We have that pride. It’s a core element of being a ‘fan’ or a ‘supporter.’ It’s why we start blogs, or make two-poles. Pride is why Schmetz still glows remembering the height of the Seattle Supersonics.
“When the SeaDogs were around one of the perks was that I got season tickets to the Sonics. I had two season tickets for the Sonics! What time period was that? The SeaDogs were ‘94, ‘95, ‘96? right? Just when they were in the heyday of The Glove and Shawn Kemp and all those guys. It was awesome!”

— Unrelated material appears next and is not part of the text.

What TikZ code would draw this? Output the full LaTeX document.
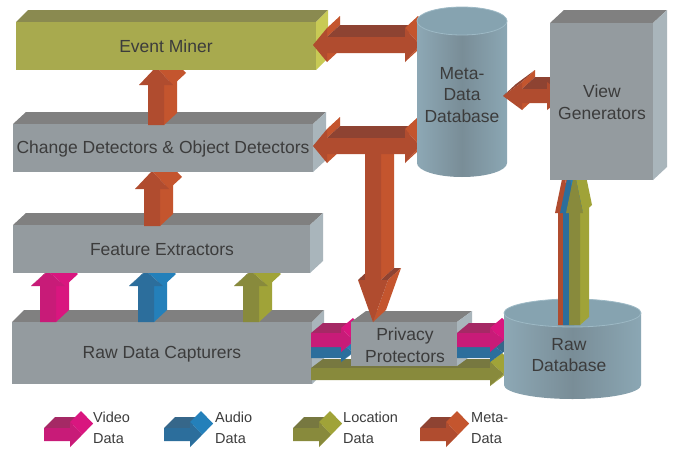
\documentclass[tikz,border=0pt]{standalone}
\usepackage{fontspec}
\setmainfont{Liberation Sans}
\definecolor{pinkF}{HTML}{C81B78}\definecolor{pinkT}{HTML}{A52965}\definecolor{pinkR}{HTML}{D9167F}
\definecolor{blueF}{HTML}{2C6E9C}\definecolor{blueT}{HTML}{36678A}\definecolor{blueR}{HTML}{2480BA}
\definecolor{oliveF}{HTML}{888A3C}\definecolor{oliveT}{HTML}{777840}\definecolor{oliveR}{HTML}{A0A338}
\definecolor{orF}{HTML}{B04C2F}\definecolor{orT}{HTML}{8E4332}\definecolor{orR}{HTML}{C4552E}
\definecolor{grayF}{HTML}{949B9F}\definecolor{grayT}{HTML}{808080}\definecolor{grayR}{HTML}{A9B5BB}
\definecolor{evF}{HTML}{A8AA4E}\definecolor{evT}{HTML}{8A8A50}\definecolor{evR}{HTML}{C8CA55}
\definecolor{cylL}{HTML}{8DA8B5}\definecolor{cylM}{HTML}{798D97}\definecolor{cylR}{HTML}{8BA7B4}
\definecolor{cylTop}{HTML}{86A3B0}\definecolor{cylRim}{HTML}{9DB9C5}
\definecolor{txt}{HTML}{3C3C3C}
% extruded polygon: prefix, ex, ey, x0, y0, list of remaining points (closing at x0/y0)
\newcommand\solid[6]{%
  \foreach \x/\y [remember=\x as \px (initially #4), remember=\y as \py (initially #5)] in {#6}{%
    \pgfmathsetmacro\ddx{\x-\px}%
    \pgfmathsetmacro\ddy{\y-\py}%
    \pgfmathsetmacro\vis{(#2)*(\ddy)-(#3)*(\ddx)}%
    \ifdim\vis pt>0.5pt
      \pgfmathtruncatemacro\istop{\ddx>1.3*(\ddy)}%
      \ifnum\istop=1 \def\fc{#1T}\else\def\fc{#1R}\fi
      \fill[fill=\fc] (\px,\py) -- (\x,\y) -- ({\x+(#2)},{\y+(#3)}) -- ({\px+(#2)},{\py+(#3)}) -- cycle;
    \fi
  }%
  \fill[fill=#1F] (#4,#5) \foreach \x/\y in {#6}{ -- (\x,\y)} -- cycle;
}
\def\exX{13}\def\exY{-12}
% up arrow: color, L, w, o, yb, yh, ya
\newcommand\arrUp[7]{%
  \pgfmathsetmacro\aA{#2}\pgfmathsetmacro\aB{#2+#3}\pgfmathsetmacro\aC{#2-#4}%
  \pgfmathsetmacro\aD{#2+#3+#4}\pgfmathsetmacro\aM{#2+#3/2}%
  \edef\tmplist{\aA/#6,\aC/#6,\aM/#7,\aD/#6,\aB/#6,\aB/#5,\aA/#5}%
  \edef\tmpcall{\noexpand\solid{#1}{\exX}{\exY}{\aA}{#5}{\tmplist}}\tmpcall}
% down arrow: color, L, w, o, yt, yh, ya
\newcommand\arrDown[7]{%
  \pgfmathsetmacro\aA{#2}\pgfmathsetmacro\aB{#2+#3}\pgfmathsetmacro\aC{#2-#4}%
  \pgfmathsetmacro\aD{#2+#3+#4}\pgfmathsetmacro\aM{#2+#3/2}%
  \edef\tmplist{\aB/#5,\aB/#6,\aD/#6,\aM/#7,\aC/#6,\aA/#6,\aA/#5}%
  \edef\tmpcall{\noexpand\solid{#1}{\exX}{\exY}{\aA}{#5}{\tmplist}}\tmpcall}
% double horizontal arrow: color, xt1, xh1, xh2, xt2, yt, w, o
\newcommand\arrDbl[8]{%
  \pgfmathsetmacro\aT{#6-#8}\pgfmathsetmacro\aB{#6+#7}\pgfmathsetmacro\aBo{#6+#7+#8}%
  \pgfmathsetmacro\aC{#6+#7/2}%
  \edef\tmplist{#3/\aT,#3/#6,#4/#6,#4/\aT,#5/\aC,#4/\aBo,#4/\aB,#3/\aB,#3/\aBo,#2/\aC}%
  \edef\tmpcall{\noexpand\solid{#1}{\exX}{\exY}{#2}{\aC}{\tmplist}}\tmpcall}
% right arrow: color, x0, xh, xt, yt, w, o
\newcommand\arrRight[7]{%
  \pgfmathsetmacro\aT{#5-#7}\pgfmathsetmacro\aB{#5+#6}\pgfmathsetmacro\aBo{#5+#6+#7}%
  \pgfmathsetmacro\aC{#5+#6/2}%
  \edef\tmplist{#3/#5,#3/\aT,#4/\aC,#3/\aBo,#3/\aB,#2/\aB,#2/#5}%
  \edef\tmpcall{\noexpand\solid{#1}{\exX}{\exY}{#2}{#5}{\tmplist}}\tmpcall}
% cuboid: prefix, x1, y1, x2, y2, dx, dy
\newcommand\cuboid[7]{%
  \fill[fill=#1T] (#2,#3) -- (#4,#3) -- ({#4+#6},{#3-#7}) -- ({#2+#6},{#3-#7}) -- cycle;
  \fill[fill=#1R] (#4,#3) -- ({#4+#6},{#3-#7}) -- ({#4+#6},{#5-#7}) -- (#4,#5) -- cycle;
  \fill[fill=#1F] (#2,#3) rectangle (#4,#5);}
% cylinder: cx, rx, ytop, ybot, ry
\newcommand\cyl[5]{%
  \shade[left color=cylL, right color=cylR, middle color=cylM] ({#1-#2},#3) -- ({#1-#2},#4)
    arc[start angle=180, end angle=360, x radius=#2pt, y radius=#5pt] -- ({#1+#2},#3) -- cycle;
  \fill[cylTop, draw=cylRim, line width=0.8pt] (#1,#3) ellipse[x radius=#2pt, y radius=#5pt];}
\tikzset{
  lbl/.style={text=txt, font=\fontsize{17.5}{21.5}\selectfont, align=center, inner sep=0pt},
  leg/.style={text=txt, font=\fontsize{14.5}{21}\selectfont, align=left, anchor=west, inner sep=0pt}
}
\begin{document}
\begin{tikzpicture}[x=1pt,y=-1pt]
\fill[white] (0,0) rectangle (678,450);
\useasboundingbox (0,0) rectangle (678,450);
% bottom stack
\cuboid{gray}{12}{322}{312}{384}{12}{12}
\arrUp{pink}{40}{16}{9}{322}{286}{271}
\arrUp{blue}{138}{16}{9}{322}{286}{271}
\arrUp{olive}{243}{16}{9}{322}{286}{271}
\cuboid{gray}{13}{225}{310}{273}{13}{12}
\arrUp{or}{144}{16}{9}{226}{189}{171}
\cuboid{gray}{13}{124}{313}{172}{13}{12}
\arrUp{or}{148}{16}{9}{125}{85}{67}
\cuboid{ev}{16}{22}{316}{70}{12}{12}
% data arrows into privacy protectors
\def\exX{12}\def\exY{-9}
\arrRight{olive}{311}{490}{504}{368}{12}{6}
\arrRight{blue}{311}{341}{353}{347}{11}{4}
\def\exY{-10}
\arrRight{pink}{311}{341}{353}{333}{14}{5}
\cuboid{gray}{351}{322}{457}{366}{15}{11}
% meta data arrows
\def\exX{13}\def\exY{-12}
\arrDown{or}{365}{16}{7}{150}{280}{322}
\arrDbl{or}{313}{327}{405}{420}{138}{16}{9}
\arrDbl{or}{313}{327}{405}{420}{37}{16}{9}
\cyl{462}{45}{21}{163}{14}
% privacy -> raw database
\def\exX{12}\def\exY{-9}
\arrRight{blue}{457}{490}{503}{347}{11}{4}
\def\exY{-10}
\arrRight{pink}{457}{490}{503}{333}{14}{5}
\cyl{572.5}{68.5}{313}{385}{14}
% raw database -> view generators
\def\exX{9}\def\exY{-8}
\arrUp{or}{558}{11}{3}{325}{213}{172}
\arrUp{blue}{563}{11}{3}{325}{213}{172}
\arrUp{olive}{569}{11}{3}{325}{213}{172}
% view generators <-> meta db
\def\exX{13}\def\exY{-12}
\arrDbl{or}{503}{522}{547}{566}{89}{14}{7}
\cuboid{gray}{550}{23}{653}{180}{14}{13}
% labels
\node[lbl] (em) at (166,46) {Event Miner};
\node[lbl] (cd) at (163,149) {Change Detectors \& Object Detectors};
\node[lbl] (fe) at (162,250) {Feature Extractors};
\node[lbl] (rc) at (162,354) {Raw Data Capturers};
\node[lbl] (pp) at (405,345) {Privacy\\Protectors};
\node[lbl] (md) at (462,95) {Meta-\\Data\\Database};
\node[lbl] (vg) at (602,102) {View\\Generators};
\node[lbl] (rd) at (569,355) {Raw\\Database};
% legend
\def\exX{11}\def\exY{-11}
\arrRight{pink}{44}{70}{82}{428}{13}{6}
\arrRight{blue}{164}{190}{202}{428}{13}{6}
\arrRight{olive}{293}{319}{331}{428}{13}{6}
\arrRight{or}{420}{446}{458}{428}{13}{6}
\node[leg] (lv) at (93,428) {Video\\Data};
\node[leg] (la) at (215,428) {Audio\\Data};
\node[leg] (ll) at (343,428) {Location\\Data};
\node[leg] (lm) at (471,428) {Meta-\\Data};
\end{tikzpicture}
\end{document}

MLS teams are not clubs, at least as it relates to how a soccer club is seen in most of the world. They are franchises, teams. Except that Brian Schmetzer sometimes uses the word club. He does so with intent. He frequently says that the club is the special relationship between the fans and the players.
How does he describe that?
“I would describe it - when you watch some of the interactions with fans and pro athletes, and I think we have a bunch of nice guys, whether it was in the USL days with Roger and Taylor and those guys would be coaching their teams in leagues around here. They won some championships. Seba came here and he was really engaging with all the fans. Craig Tomlinson and the stories I just told you from the ‘70s and ‘80s there was a ton of those. I remember the one Kick magazine cover article that I still have. There was Geoff Hurst in rolled down socks and really tight shorts with the shirt off coaching a bunch of kids at Renton Stadium. There’s a guy that scored a hattrick at a World Cup interacting with Seattle kids.

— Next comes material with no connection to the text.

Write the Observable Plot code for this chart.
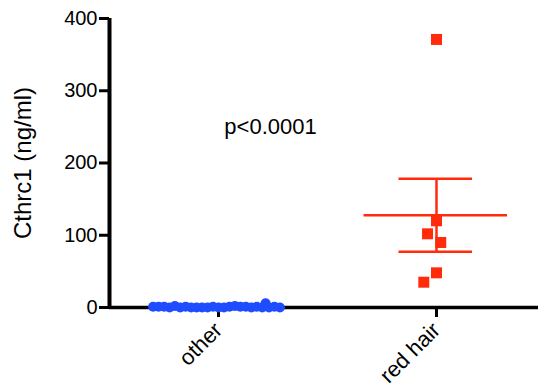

“All of those things, you fast forward to times now and you see Jordan speaking to a kid or that Dempsey give me your shirt and I’ll give you some popcorn and Clint gives this kid a jersey or Jordan makes time to do this, or Cristian goes out in the community and has these moments with these kids - that’s what’s impressive. That’s what’s special, I think. Those guys, they do it not because it’s their job. I think they do it because they enjoy what they do. They enjoy being pro soccer players. This is a great place to live. We’re a pretty successful team. You could be doing a lot worse. You could be doing a hell of a lot worse.”
We are the Seattle Sounders - fans, players, coaches, trainers, front office and back office. We are the Seattle Sounders in Seattle, in Renton, in Marysville or Yakima. We Seattle Sounders are scattered around the world even. We are doing quite well.